WHAT IS EXPECTED: Omit the pictures and print exactly the lines of the listing below, starting at the first and ending at the line containing "0.910, 0.9606, 1.0116]".

SOURCE MATERIAL:
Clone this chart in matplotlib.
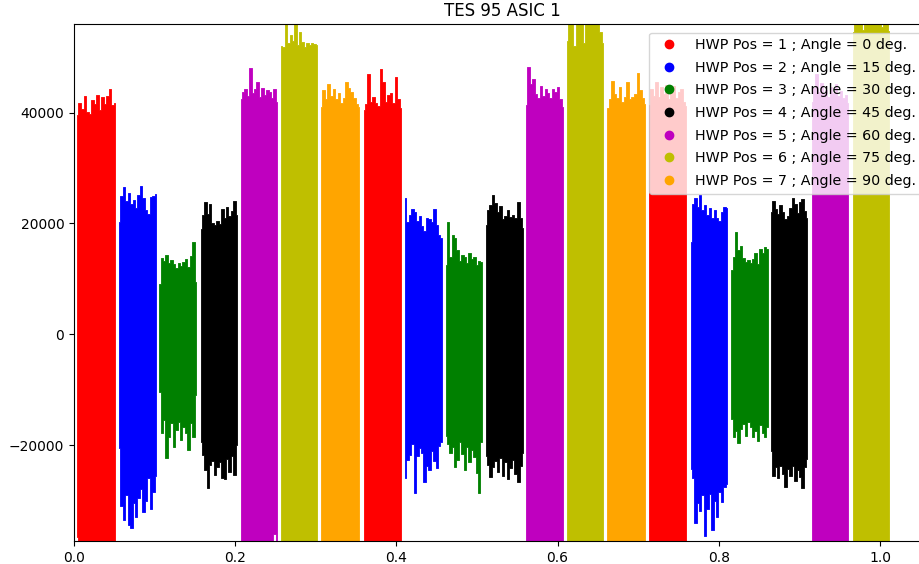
import numpy as np
import matplotlib
matplotlib.use('Agg')
import matplotlib.pyplot as plt
from matplotlib.lines import Line2D

# HWP positions and angles
hwp_pos = [1, 2, 3, 4, 5, 6, 7]
hwp_angle = [0, 15, 30, 45, 60, 75, 90]
hwp_colors = ['r', 'b', 'g', 'k', 'm', 'y', 'orange']

# one block per HWP step: position index, start and end time
block_pos = [1, 2, 3, 4, 5, 6, 7, 1, 2, 3, 4, 5, 6, 7, 1, 2, 3, 4, 5, 6]
block_start = [0.004, 0.056, 0.106, 0.157, 0.207, 0.257, 0.3065, 0.3594, 0.411, 0.461,
               0.5106, 0.561, 0.612, 0.6617, 0.7135, 0.765, 0.8157, 0.8646, 0.915, 0.9665]
block_end = [0.051, 0.1015, 0.151, 0.202, 0.2518, 0.3015, 0.354, 0.4058, 0.456, 0.5056,
             0.5574, 0.6066, 0.6563, 0.709, 0.7599, 0.81, 0.8605, 0.910, 0.9606, 1.0116]

# upper and lower envelope of the TES signal in each block (ADU)
sig_hi = [
    [39500, 41800, 40600, 43000, 40200, 39800, 42200, 41500, 43200, 40400, 42800, 41600, 43000, 44200, 41300, 41700],
    [20300, 25000, 26500, 24000, 25500, 23500, 24200, 22800, 25200, 26800, 24600, 22500, 21800, 24800, 25000, 25300],
    [9000, 13800, 13200, 14300, 12800, 13500, 12600, 12000, 12900, 12400, 13000, 13600, 12200, 14200, 16600, 9500],
    [19000, 21500, 23900, 21800, 23600, 20000, 19800, 20500, 19900, 22600, 21000, 22900, 21300, 22200, 24000, 21600],
    [42400, 43800, 44200, 43000, 48100, 43600, 44300, 45600, 42800, 44500, 43200, 44000, 43800, 42600, 44200, 42000],
    [52000, 51800, 57000, 52500, 54000, 53000, 58000, 52200, 54500, 52800, 51800, 52500, 52300, 52600, 52400, 52200],
    [41100, 44000, 42500, 45200, 43000, 44300, 42400, 43500, 41800, 42600, 45600, 44400, 43700, 42600, 41500, 41000],
    [40500, 41500, 47000, 42000, 42800, 41800, 41200, 47800, 45500, 42000, 43200, 43600, 41800, 46500, 42400, 40800],
    [24600, 20300, 21500, 22600, 22000, 20500, 21300, 19500, 18600, 21000, 20800, 20200, 22700, 19800, 18000, 17400],
    [12500, 20300, 14000, 17900, 17300, 15300, 13200, 14400, 14000, 12800, 14600, 13600, 13900, 12500, 13200, 13000],
    [19700, 22500, 23300, 25200, 23700, 22000, 23100, 20800, 21300, 22500, 21200, 21600, 20900, 23900, 21000, 19200],
    [41400, 48300, 45200, 46000, 43300, 42600, 44800, 43000, 44200, 43600, 42700, 44300, 43800, 44600, 42400, 41000],
    [53000, 58000, 57000, 52000, 58000, 56500, 57000, 52500, 58000, 57500, 56000, 58000, 57000, 56800, 54500, 52500],
    [40900, 42500, 45800, 43300, 42600, 44600, 42000, 42800, 45500, 42400, 42800, 43400, 47100, 44000, 42600, 41600],
    [41400, 44200, 43000, 45600, 42800, 44600, 43300, 45000, 42400, 43800, 44800, 42600, 43700, 44200, 42000, 41200],
    [16700, 23500, 24600, 23000, 25200, 22400, 23300, 21600, 22800, 20900, 22400, 21000, 20500, 22100, 22900, 22800],
    [11600, 14000, 18500, 15200, 15900, 13800, 13000, 13400, 12800, 13600, 14600, 12700, 15400, 14600, 15700, 15400],
    [22000, 24000, 22600, 21800, 23400, 22000, 20800, 21300, 22800, 24600, 23600, 21900, 23800, 24500, 22200, 21000],
    [42000, 44500, 46900, 43800, 45400, 43300, 44000, 42800, 44600, 43500, 45200, 43000, 43900, 42600, 43200, 41800],
    [54500, 57000, 56000, 58000, 55000, 57500, 56500, 58000, 57000, 56000, 57800, 56300, 55500, 57000, 56000, 54800],
]

sig_lo = [
    [-36500, -42000, -44000, -41000, -45000, -40000, -43000, -42500, -44500, -41500, -43500, -40500, -42000, -44000, -41000, -42500],
    [-20600, -31000, -33500, -29000, -34500, -35000, -30500, -33000, -29500, -28000, -32000, -30000, -26000, -31500, -28500, -25500],
    [-10500, -17900, -15500, -22300, -18500, -16000, -20400, -17200, -15800, -19000, -16800, -17800, -20800, -16000, -18600, -11000],
    [-19500, -21800, -24500, -27700, -23600, -22800, -25300, -24000, -23000, -25900, -26100, -22500, -24800, -21900, -25300, -20000],
    [-42000, -44000, -41000, -45000, -40000, -43000, -42500, -44500, -41500, -43500, -40500, -42000, -44000, -41000, -36000, -42500],
    [-44000, -41000, -45000, -40000, -43000, -42500, -44500, -41500, -43500, -40500, -42000, -44000, -41000, -42500, -43000, -42000],
    [-41000, -45000, -40000, -43000, -42500, -44500, -41500, -43500, -40500, -42000, -44000, -41000, -42500, -43000, -42000, -44000],
    [-45000, -40000, -43000, -42500, -44500, -41500, -43500, -40500, -42000, -44000, -41000, -42500, -43000, -42000, -44000, -41000],
    [-25900, -22700, -21800, -19800, -28600, -22000, -20500, -21500, -26700, -23800, -24500, -21000, -22800, -24200, -20200, -19500],
    [-18300, -19800, -21500, -20400, -24000, -22600, -19500, -21600, -24500, -20300, -23000, -20800, -22200, -25000, -28600, -19500],
    [-21900, -23500, -25800, -24000, -22800, -24800, -22300, -25600, -23000, -26100, -24200, -22600, -25200, -26700, -23700, -21500],
    [-40000, -43000, -42500, -44500, -41500, -43500, -40500, -42000, -44000, -41000, -42500, -43000, -42000, -44000, -41000, -45000],
    [-43000, -42500, -44500, -41500, -43500, -40500, -42000, -44000, -41000, -42500, -43000, -42000, -44000, -41000, -45000, -40000],
    [-42500, -44500, -41500, -43500, -40500, -42000, -44000, -41000, -42500, -43000, -42000, -44000, -41000, -45000, -40000, -43000],
    [-44500, -41500, -43500, -40500, -42000, -44000, -41000, -42500, -43000, -42000, -44000, -41000, -45000, -40000, -43000, -42500],
    [-24300, -26000, -34000, -30500, -31800, -29000, -36400, -31500, -28800, -35300, -30000, -33000, -28400, -30200, -27500, -27000],
    [-15200, -18600, -17500, -19700, -17000, -16200, -18300, -15900, -16800, -18500, -17500, -19200, -16400, -17800, -18600, -16800],
    [-21000, -25500, -24000, -26000, -23800, -25200, -27600, -24300, -25500, -23800, -26500, -24400, -25800, -27700, -24000, -22500],
    [-41500, -43500, -40500, -42000, -44000, -41000, -42500, -43000, -42000, -44000, -41000, -45000, -40000, -43000, -42500, -44500],
    [-43500, -40500, -42000, -44000, -41000, -42500, -43000, -42000, -44000, -41000, -45000, -40000, -43000, -42500, -44500, -41500],
]

fig = plt.figure(figsize=(9.2, 5.64), dpi=100)
# axes run a little past the right edge, as in the cropped original
ax = fig.add_axes([74/920., 23/564., 856/920., 517/564.])

for i in range(len(block_pos)):
    c = hwp_colors[block_pos[i] - 1]
    t = np.linspace(block_start[i], block_end[i], len(sig_hi[i]))
    ax.fill_between(t, sig_lo[i], sig_hi[i], step='mid', color=c, lw=0.6, edgecolor=c)

handles = []
for p, a, c in zip(hwp_pos, hwp_angle, hwp_colors):
    handles.append(Line2D([], [], ls='none', marker='o', color=c,
                          label='HWP Pos = %d ; Angle = %d deg.' % (p, a)))
ax.legend(handles=handles, loc='upper right', fontsize=10.3, labelspacing=0.6,
          borderaxespad=0.6)

ax.set_xlim(0, 1.062)
ax.set_ylim(-37300, 56000)
ax.set_title('TES 95 ASIC 1')

plt.savefig('out.png', dpi=100)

EXERCISE OUTPUT:
Clone this chart in matplotlib.
import numpy as np
import matplotlib
matplotlib.use('Agg')
import matplotlib.pyplot as plt
from matplotlib.lines import Line2D

# HWP positions and angles
hwp_pos = [1, 2, 3, 4, 5, 6, 7]
hwp_angle = [0, 15, 30, 45, 60, 75, 90]
hwp_colors = ['r', 'b', 'g', 'k', 'm', 'y', 'orange']

# one block per HWP step: position index, start and end time
block_pos = [1, 2, 3, 4, 5, 6, 7, 1, 2, 3, 4, 5, 6, 7, 1, 2, 3, 4, 5, 6]
block_start = [0.004, 0.056, 0.106, 0.157, 0.207, 0.257, 0.3065, 0.3594, 0.411, 0.461,
               0.5106, 0.561, 0.612, 0.6617, 0.7135, 0.765, 0.8157, 0.8646, 0.915, 0.9665]
block_end = [0.051, 0.1015, 0.151, 0.202, 0.2518, 0.3015, 0.354, 0.4058, 0.456, 0.5056,
             0.5574, 0.6066, 0.6563, 0.709, 0.7599, 0.81, 0.8605, 0.910, 0.9606, 1.0116]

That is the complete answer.